Yesterday I had 6 people join my fan list on my Reverbnation page. Couple fellows from Germany, a band from Indonesia. I was kind of excited that they just kept coming in, then I listened to the music. I liked one German guy, guitarist that lived through the real psychedelic era making rock with electrobeats. The rest disturbed me. I was really excited to hear the Indonesian band but they sounded like every other extremely bland middle of the road American hard rock derivative extract, Mother 13 from a faraway land. It's heartbreaking to hear so much commercial influence, so much conformity when I know any of these folks is capable of blowing minds. The minute you start to compare is the minute you start to conform.
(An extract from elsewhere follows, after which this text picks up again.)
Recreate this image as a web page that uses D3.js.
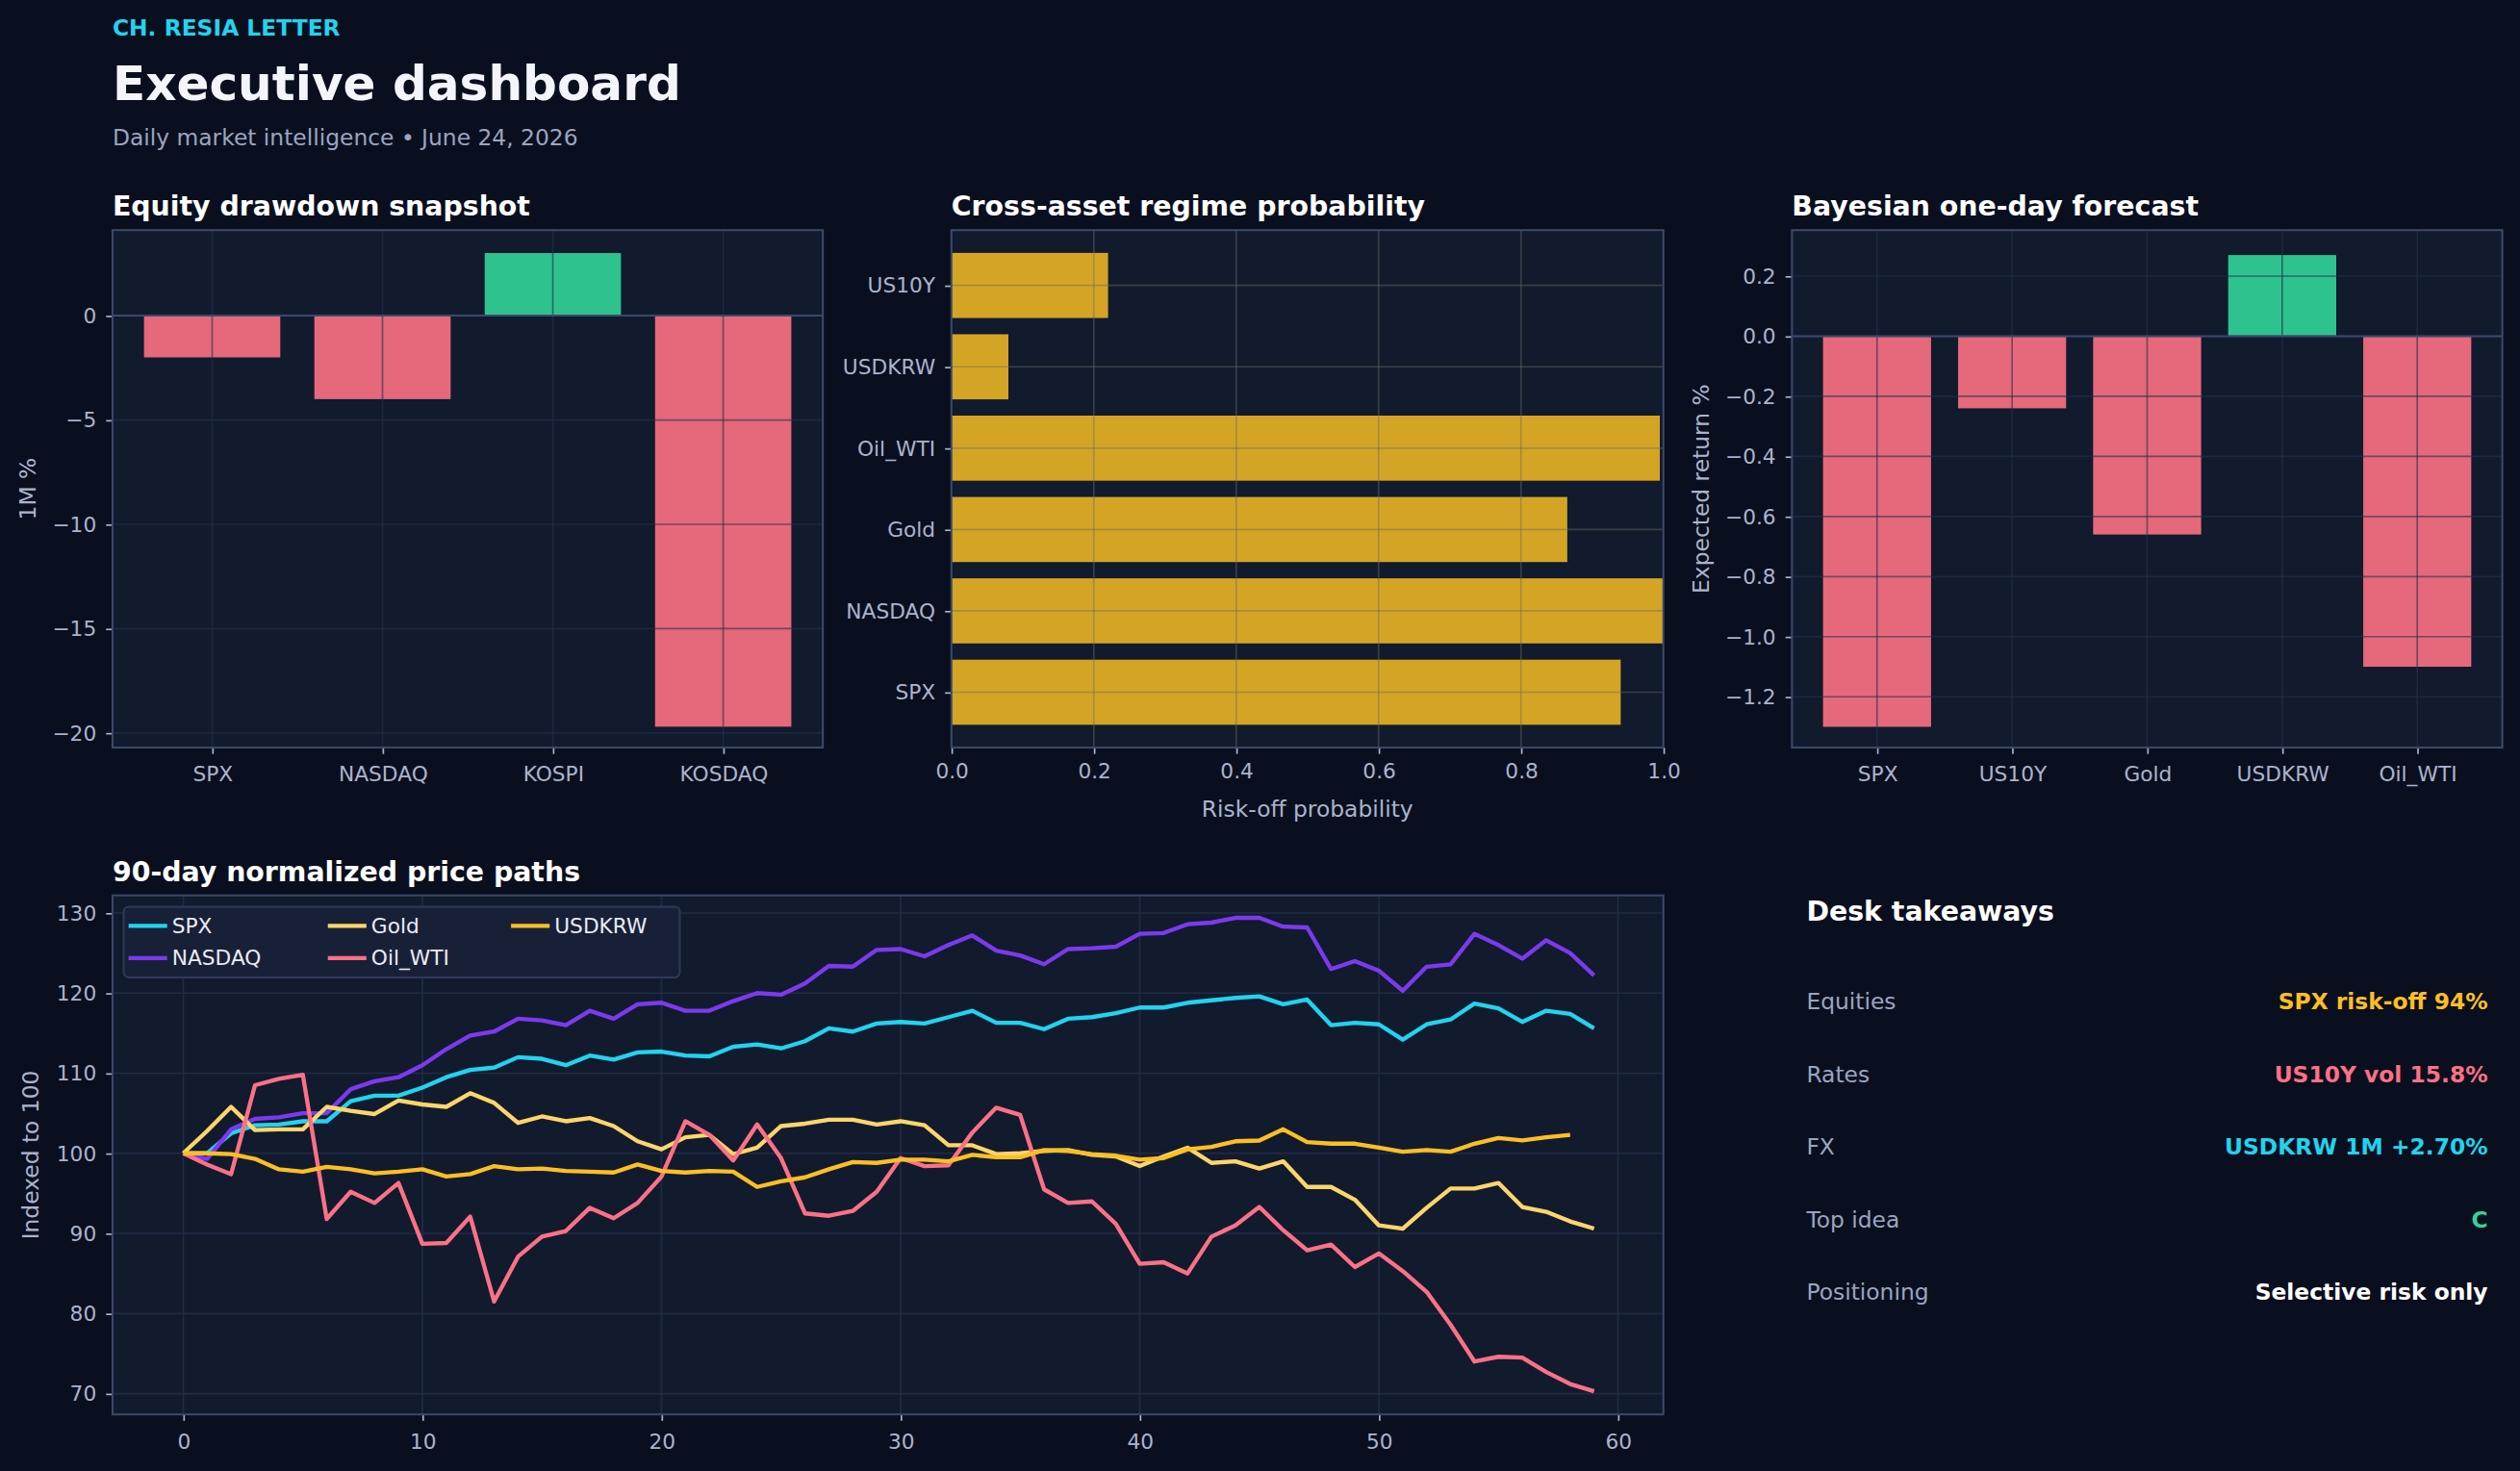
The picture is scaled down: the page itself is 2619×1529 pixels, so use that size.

It's tricky cause I get asked daily "what kind of music do you play?" I have no answer for that question. This may be impacting my earning potential and my success as a musician. People see me with my saxophone and they automatically assume I'm a jazz player. Put me in a bebop session and I may get shot! But it's a knee jerk reaction 'so, you play jazz right?'.  I've had to think hard about this because I do wish to live off the music I create but can't seem to call it anything. To me checking the 'genre' box is as absurd as checking the 'race' box. I also know I have self sabotaging tendencies and perhaps this is why I don't have a clear answer. I also have a compulsion to remain small, maybe this is why I'm hiding from the Genre word.

But honestly, I don't have an answer because I'm still finding out what comes through me. I don't feel responsible for it when the creation is pure, I'm just the tuner for that special station. If I set out to start a glam band or a jazz group, I'm starting with a conclusion. There would be nowhere to go! Glam was absolutely necessary at the time it happened, as was punk, jazz, country, psychedelic, trip hop, hip hop, no wave or grunge etc. There simply doesn't seem to be necessity for these genres anymore. They were solving the problems of the time they were created in. What I hear now is one revival tent show after another, interpretations of what music 'should' sound like. I've been in a few of those bands myself, and they crushed my soul temporarily. No honesty and more neurosis than I can stand.

Success? I am successful in the fact that the bands I've led or been a part of don't sound like anything else I can think of. They've all been impossible to describe. One band even helped create the path to "freak folk". The minute I started hearing bands with more than 20 delay pedals and a banjo on stage I fled, it was over for me! Those groups that I did well with were searching and figuring out what they were daily. I'm not rich, not famous, but I'm damned lucky to have shared with so many wonderful folks, and right in this moment I feel like the most successful man in, well, my shoes! And that's pretty damned good!